### SHORT TASK
Quote the data exactly, first line to the line containing "Scatter, XAxis, YAxis", with no pictures.

### DATA

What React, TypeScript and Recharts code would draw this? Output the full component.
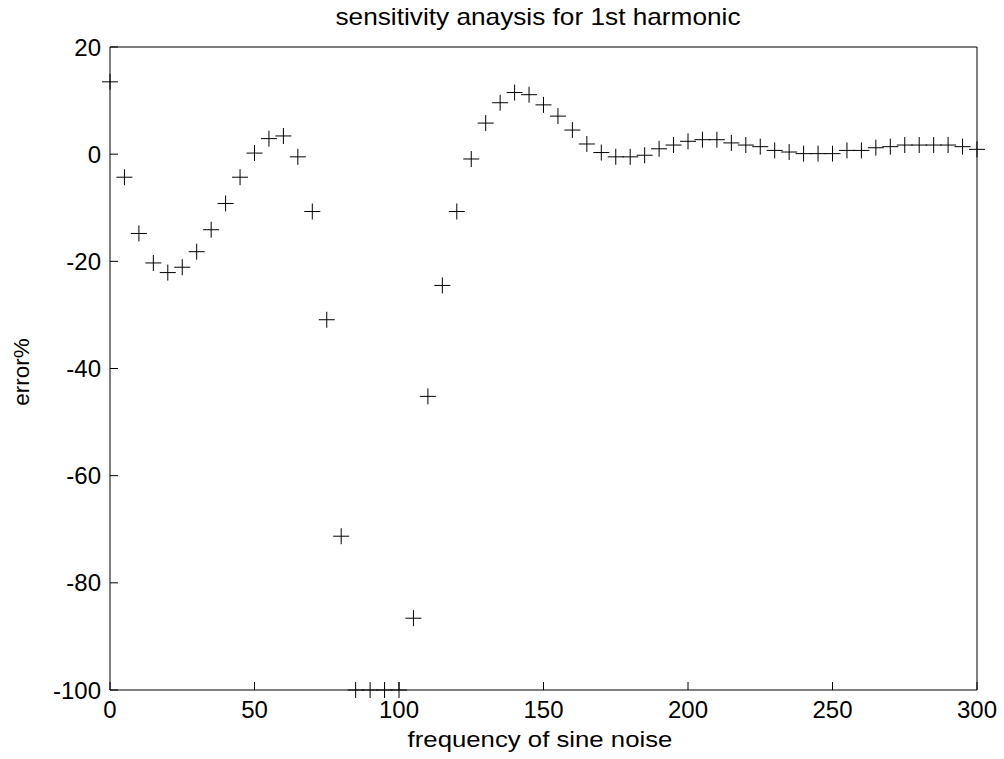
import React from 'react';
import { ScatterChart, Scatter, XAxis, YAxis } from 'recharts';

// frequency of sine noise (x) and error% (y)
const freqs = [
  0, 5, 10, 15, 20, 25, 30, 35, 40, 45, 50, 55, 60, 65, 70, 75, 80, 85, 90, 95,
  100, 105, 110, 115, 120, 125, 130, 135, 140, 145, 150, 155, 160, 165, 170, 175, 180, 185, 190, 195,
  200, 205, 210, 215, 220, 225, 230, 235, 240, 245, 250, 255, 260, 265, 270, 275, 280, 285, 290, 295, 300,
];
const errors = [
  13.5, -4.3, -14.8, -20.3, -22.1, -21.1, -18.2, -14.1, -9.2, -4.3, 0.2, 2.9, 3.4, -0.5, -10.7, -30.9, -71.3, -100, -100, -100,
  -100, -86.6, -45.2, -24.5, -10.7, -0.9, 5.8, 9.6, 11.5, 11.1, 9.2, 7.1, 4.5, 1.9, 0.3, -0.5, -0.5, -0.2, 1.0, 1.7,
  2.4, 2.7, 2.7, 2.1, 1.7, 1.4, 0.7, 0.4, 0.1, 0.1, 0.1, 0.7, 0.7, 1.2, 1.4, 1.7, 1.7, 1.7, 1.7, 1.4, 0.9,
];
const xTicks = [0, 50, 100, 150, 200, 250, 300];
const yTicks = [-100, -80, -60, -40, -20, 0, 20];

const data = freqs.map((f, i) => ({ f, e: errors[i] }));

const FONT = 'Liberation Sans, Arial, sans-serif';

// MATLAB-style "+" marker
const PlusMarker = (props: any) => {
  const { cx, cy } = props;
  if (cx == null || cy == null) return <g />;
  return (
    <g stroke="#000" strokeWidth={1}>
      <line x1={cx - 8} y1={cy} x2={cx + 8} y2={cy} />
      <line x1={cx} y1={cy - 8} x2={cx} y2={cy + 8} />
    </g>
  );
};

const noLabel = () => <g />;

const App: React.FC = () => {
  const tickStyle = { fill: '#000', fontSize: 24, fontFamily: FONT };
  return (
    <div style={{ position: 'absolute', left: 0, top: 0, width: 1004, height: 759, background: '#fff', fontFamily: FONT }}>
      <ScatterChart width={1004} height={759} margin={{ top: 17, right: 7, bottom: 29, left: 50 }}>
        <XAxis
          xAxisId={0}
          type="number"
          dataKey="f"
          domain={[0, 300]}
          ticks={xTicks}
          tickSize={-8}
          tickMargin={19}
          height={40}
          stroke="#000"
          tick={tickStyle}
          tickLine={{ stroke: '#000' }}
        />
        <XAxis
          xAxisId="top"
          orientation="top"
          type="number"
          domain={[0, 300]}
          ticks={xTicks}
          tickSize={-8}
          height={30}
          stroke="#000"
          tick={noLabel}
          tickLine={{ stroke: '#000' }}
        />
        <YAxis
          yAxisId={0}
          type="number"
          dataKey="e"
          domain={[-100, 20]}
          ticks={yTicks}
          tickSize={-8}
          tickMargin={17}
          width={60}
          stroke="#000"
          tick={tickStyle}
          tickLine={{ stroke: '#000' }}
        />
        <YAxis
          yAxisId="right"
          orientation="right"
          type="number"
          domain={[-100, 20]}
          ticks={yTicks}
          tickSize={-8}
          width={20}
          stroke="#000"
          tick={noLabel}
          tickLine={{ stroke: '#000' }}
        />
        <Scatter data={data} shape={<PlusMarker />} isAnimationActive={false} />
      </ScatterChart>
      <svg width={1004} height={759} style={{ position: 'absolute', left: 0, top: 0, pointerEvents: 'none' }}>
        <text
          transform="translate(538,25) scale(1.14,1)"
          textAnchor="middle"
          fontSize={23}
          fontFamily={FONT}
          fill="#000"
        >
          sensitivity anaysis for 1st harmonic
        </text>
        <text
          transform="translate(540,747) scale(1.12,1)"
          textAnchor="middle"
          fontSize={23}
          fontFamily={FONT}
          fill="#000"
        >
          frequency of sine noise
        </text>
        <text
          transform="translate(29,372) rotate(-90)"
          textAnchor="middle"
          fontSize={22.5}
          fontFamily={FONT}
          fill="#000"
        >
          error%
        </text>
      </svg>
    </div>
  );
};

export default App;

### FULL OUTPUT
What React, TypeScript and Recharts code would draw this? Output the full component.
import React from 'react';
import { ScatterChart, Scatter, XAxis, YAxis } from 'recharts';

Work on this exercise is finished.